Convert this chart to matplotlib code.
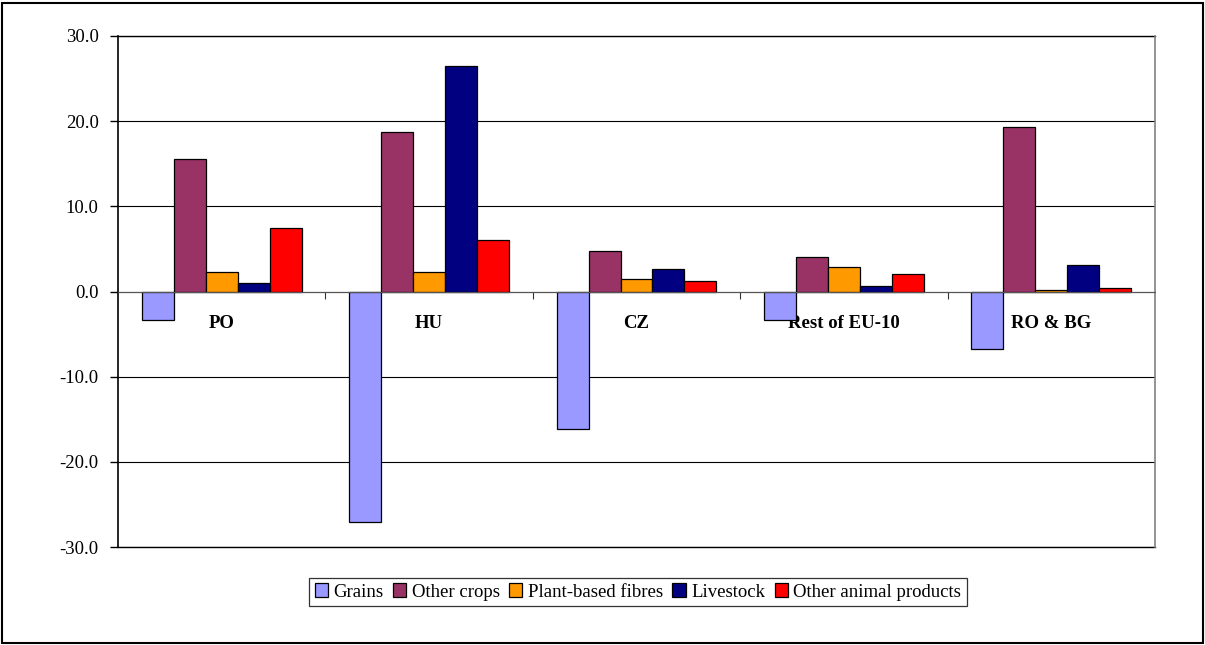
import numpy as np
import matplotlib
matplotlib.use('Agg')
import matplotlib.pyplot as plt
from matplotlib.patches import Rectangle

regions = ['PO', 'HU', 'CZ', 'Rest of EU-10', 'RO & BG']
series = ['Grains', 'Other crops', 'Plant-based fibres', 'Livestock', 'Other animal products']
grains = [-3.3, -27.1, -16.1, -3.3, -6.8]
other_crops = [15.5, 18.7, 4.8, 4.0, 19.3]
fibres = [2.3, 2.3, 1.5, 2.9, 0.2]
livestock = [1.0, 26.5, 2.6, 0.6, 3.1]
other_animal = [7.5, 6.0, 1.2, 2.1, 0.4]
y_ticks = [-30, -20, -10, 0, 10, 20, 30]

colors = ['#9999FF', '#993366', '#FF9900', '#000080', '#FF0000']
values = [grains, other_crops, fibres, livestock, other_animal]

plt.rcParams['font.family'] = ['Liberation Serif', 'DejaVu Serif']
fs = 13.5

fig = plt.figure(figsize=(12.05, 6.45), dpi=100)
ax = fig.add_axes([118 / 1205, 1 - 547 / 645, 1037 / 1205, 511 / 645])

x = np.arange(len(regions))
w = 0.154
for i, (vals, clr, name) in enumerate(zip(values, colors, series)):
    ax.bar(x + (i - 2) * w, vals, w, color=clr, edgecolor='black',
           linewidth=0.9, label=name, zorder=3)

ax.set_xlim(-0.5, len(regions) - 0.5)
ax.set_ylim(-30, 30)
ax.set_yticks(y_ticks)
ax.set_yticklabels([f'{v:.1f}' for v in y_ticks], fontsize=fs)
ax.yaxis.grid(True, color='black', linewidth=0.8, zorder=0)
ax.axhline(-30, color='black', linewidth=1.0, clip_on=False, zorder=2)
ax.axhline(30, color='black', linewidth=1.0, clip_on=False, zorder=2)
ax.tick_params(axis='y', direction='out', length=6, width=1, pad=8)

# category axis sits on the zero line
ax.spines['bottom'].set_position(('data', 0))
ax.spines['bottom'].set_color('#555555')
ax.spines['bottom'].set_zorder(4)
ax.set_xticks(np.arange(0.5, len(regions) - 0.5, 1.0))
ax.set_xticklabels([])
ax.tick_params(axis='x', which='major', direction='out', length=5,
               color='#333333')
ax.set_xticks(x, minor=True)
ax.set_xticklabels(regions, minor=True, fontsize=fs, fontweight='bold')
ax.tick_params(axis='x', which='minor', length=0, pad=17)

ax.spines['top'].set_visible(False)
ax.spines['right'].set_color('#808080')
ax.spines['right'].set_linewidth(1.2)
ax.spines['left'].set_linewidth(1.2)

leg = fig.legend(loc='center', bbox_to_anchor=(638 / 1205, 1 - 592 / 645),
                 ncol=5, fontsize=fs, frameon=True, fancybox=False,
                 edgecolor='black', handlelength=0.7, handleheight=0.7,
                 handletextpad=0.3, columnspacing=0.5, borderpad=0.3,
                 borderaxespad=0)
leg.get_frame().set_linewidth(0.9)

fig.patches.append(Rectangle((2 / 1205, 2 / 645), 1201 / 1205, 640 / 645,
                             transform=fig.transFigure, fill=False,
                             edgecolor='black', linewidth=1.5))

fig.savefig('out.png', dpi=100, facecolor='white')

========

▶ _The task_
Are you able to set down all the lines above exactly, without any pictures?

▶ _Output_
Convert this chart to matplotlib code.
import numpy as np
import matplotlib
matplotlib.use('Agg')
import matplotlib.pyplot as plt
from matplotlib.patches import Rectangle

regions = ['PO', 'HU', 'CZ', 'Rest of EU-10', 'RO & BG']
series = ['Grains', 'Other crops', 'Plant-based fibres', 'Livestock', 'Other animal products']
grains = [-3.3, -27.1, -16.1, -3.3, -6.8]
other_crops = [15.5, 18.7, 4.8, 4.0, 19.3]
fibres = [2.3, 2.3, 1.5, 2.9, 0.2]
livestock = [1.0, 26.5, 2.6, 0.6, 3.1]
other_animal = [7.5, 6.0, 1.2, 2.1, 0.4]
y_ticks = [-30, -20, -10, 0, 10, 20, 30]

colors = ['#9999FF', '#993366', '#FF9900', '#000080', '#FF0000']
values = [grains, other_crops, fibres, livestock, other_animal]

plt.rcParams['font.family'] = ['Liberation Serif', 'DejaVu Serif']
fs = 13.5

fig = plt.figure(figsize=(12.05, 6.45), dpi=100)
ax = fig.add_axes([118 / 1205, 1 - 547 / 645, 1037 / 1205, 511 / 645])

x = np.arange(len(regions))
w = 0.154
for i, (vals, clr, name) in enumerate(zip(values, colors, series)):
    ax.bar(x + (i - 2) * w, vals, w, color=clr, edgecolor='black',
           linewidth=0.9, label=name, zorder=3)

ax.set_xlim(-0.5, len(regions) - 0.5)
ax.set_ylim(-30, 30)
ax.set_yticks(y_ticks)
ax.set_yticklabels([f'{v:.1f}' for v in y_ticks], fontsize=fs)
ax.yaxis.grid(True, color='black', linewidth=0.8, zorder=0)
ax.axhline(-30, color='black', linewidth=1.0, clip_on=False, zorder=2)
ax.axhline(30, color='black', linewidth=1.0, clip_on=False, zorder=2)
ax.tick_params(axis='y', direction='out', length=6, width=1, pad=8)

# category axis sits on the zero line
ax.spines['bottom'].set_position(('data', 0))
ax.spines['bottom'].set_color('#555555')
ax.spines['bottom'].set_zorder(4)
ax.set_xticks(np.arange(0.5, len(regions) - 0.5, 1.0))
ax.set_xticklabels([])
ax.tick_params(axis='x', which='major', direction='out', length=5,
               color='#333333')
ax.set_xticks(x, minor=True)
ax.set_xticklabels(regions, minor=True, fontsize=fs, fontweight='bold')
ax.tick_params(axis='x', which='minor', length=0, pad=17)

ax.spines['top'].set_visible(False)
ax.spines['right'].set_color('#808080')
ax.spines['right'].set_linewidth(1.2)
ax.spines['left'].set_linewidth(1.2)

leg = fig.legend(loc='center', bbox_to_anchor=(638 / 1205, 1 - 592 / 645),
                 ncol=5, fontsize=fs, frameon=True, fancybox=False,
                 edgecolor='black', handlelength=0.7, handleheight=0.7,
                 handletextpad=0.3, columnspacing=0.5, borderpad=0.3,
                 borderaxespad=0)
leg.get_frame().set_linewidth(0.9)

fig.patches.append(Rectangle((2 / 1205, 2 / 645), 1201 / 1205, 640 / 645,
                             transform=fig.transFigure, fill=False,
                             edgecolor='black', linewidth=1.5))

fig.savefig('out.png', dpi=100, facecolor='white')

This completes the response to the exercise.